For each line in the data below that holds "chart", return a copy.

Begin DATA EXCERPT

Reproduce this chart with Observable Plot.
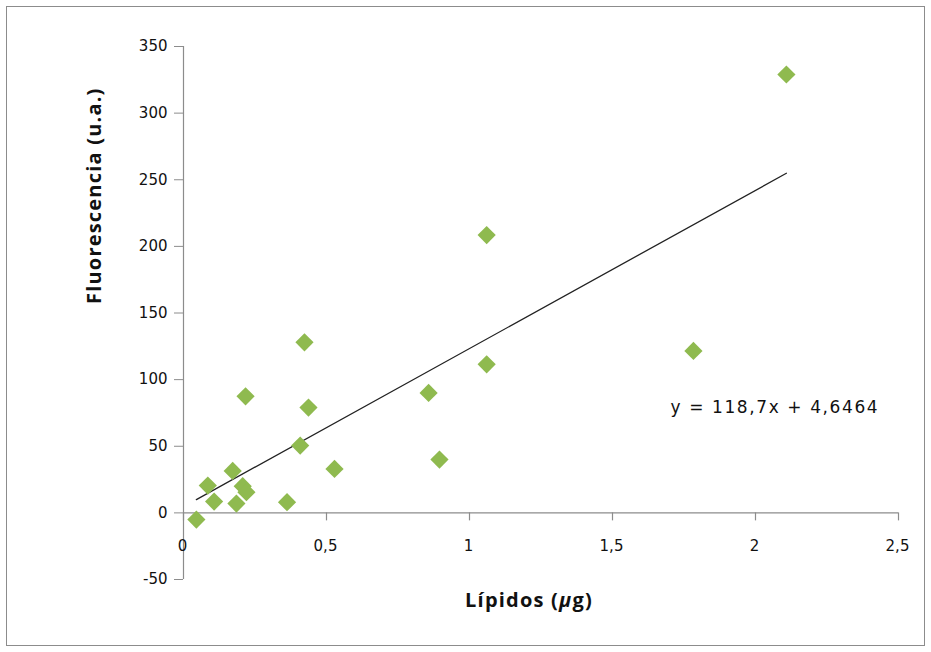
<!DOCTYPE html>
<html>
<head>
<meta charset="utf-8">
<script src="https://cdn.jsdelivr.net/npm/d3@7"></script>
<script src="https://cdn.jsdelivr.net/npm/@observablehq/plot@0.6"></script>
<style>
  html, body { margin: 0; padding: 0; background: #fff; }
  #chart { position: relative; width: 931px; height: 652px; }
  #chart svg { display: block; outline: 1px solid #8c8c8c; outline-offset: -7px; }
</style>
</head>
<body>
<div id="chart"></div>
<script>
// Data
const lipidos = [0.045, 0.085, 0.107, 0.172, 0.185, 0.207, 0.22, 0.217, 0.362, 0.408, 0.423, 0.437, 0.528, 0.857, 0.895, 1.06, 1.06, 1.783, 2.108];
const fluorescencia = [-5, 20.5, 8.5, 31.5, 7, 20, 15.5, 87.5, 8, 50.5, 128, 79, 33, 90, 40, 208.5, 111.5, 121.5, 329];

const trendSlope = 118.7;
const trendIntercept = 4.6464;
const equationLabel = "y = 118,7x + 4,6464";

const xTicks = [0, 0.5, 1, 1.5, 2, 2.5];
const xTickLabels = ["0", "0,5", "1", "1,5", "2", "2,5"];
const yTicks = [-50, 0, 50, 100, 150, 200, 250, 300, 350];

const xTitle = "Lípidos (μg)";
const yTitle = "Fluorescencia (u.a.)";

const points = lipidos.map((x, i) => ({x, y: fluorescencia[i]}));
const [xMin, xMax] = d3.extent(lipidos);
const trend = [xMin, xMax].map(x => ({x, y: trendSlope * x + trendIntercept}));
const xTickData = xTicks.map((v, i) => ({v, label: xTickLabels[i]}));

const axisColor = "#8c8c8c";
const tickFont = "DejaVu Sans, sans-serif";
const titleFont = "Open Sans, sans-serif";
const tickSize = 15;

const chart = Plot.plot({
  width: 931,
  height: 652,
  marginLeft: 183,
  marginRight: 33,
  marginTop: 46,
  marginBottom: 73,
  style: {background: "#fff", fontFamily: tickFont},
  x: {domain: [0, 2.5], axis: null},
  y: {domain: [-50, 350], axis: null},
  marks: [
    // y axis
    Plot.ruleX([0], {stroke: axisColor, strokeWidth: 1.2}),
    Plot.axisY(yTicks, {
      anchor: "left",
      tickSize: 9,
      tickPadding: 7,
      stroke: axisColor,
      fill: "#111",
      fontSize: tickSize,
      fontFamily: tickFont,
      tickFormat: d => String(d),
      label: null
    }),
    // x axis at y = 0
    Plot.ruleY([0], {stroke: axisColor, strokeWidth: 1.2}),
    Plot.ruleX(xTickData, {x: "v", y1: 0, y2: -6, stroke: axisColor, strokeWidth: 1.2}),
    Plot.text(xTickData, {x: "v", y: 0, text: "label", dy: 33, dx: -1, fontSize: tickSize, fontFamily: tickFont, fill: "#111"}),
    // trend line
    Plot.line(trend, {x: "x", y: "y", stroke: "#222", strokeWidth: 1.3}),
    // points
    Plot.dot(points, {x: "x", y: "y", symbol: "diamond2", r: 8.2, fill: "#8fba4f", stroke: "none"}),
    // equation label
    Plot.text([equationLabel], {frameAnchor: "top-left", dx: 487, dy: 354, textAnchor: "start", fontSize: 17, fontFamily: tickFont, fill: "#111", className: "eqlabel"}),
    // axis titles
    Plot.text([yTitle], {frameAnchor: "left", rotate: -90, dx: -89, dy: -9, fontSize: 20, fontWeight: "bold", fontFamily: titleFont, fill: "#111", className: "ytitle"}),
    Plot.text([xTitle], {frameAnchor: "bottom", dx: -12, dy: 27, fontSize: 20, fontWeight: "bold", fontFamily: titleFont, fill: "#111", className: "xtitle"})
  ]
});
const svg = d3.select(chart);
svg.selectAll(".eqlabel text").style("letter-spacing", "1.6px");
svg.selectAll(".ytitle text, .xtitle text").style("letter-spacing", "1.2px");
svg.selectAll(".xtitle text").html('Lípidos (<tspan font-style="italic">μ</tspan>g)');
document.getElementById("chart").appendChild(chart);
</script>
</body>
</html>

End DATA EXCERPT

- SOLVED PROBLEM:
Reproduce this chart with Observable Plot.
  #chart { position: relative; width: 931px; height: 652px; }
  #chart svg { display: block; outline: 1px solid #8c8c8c; outline-offset: -7px; }
<div id="chart"></div>
const chart = Plot.plot({
const svg = d3.select(chart);
document.getElementById("chart").appendChild(chart);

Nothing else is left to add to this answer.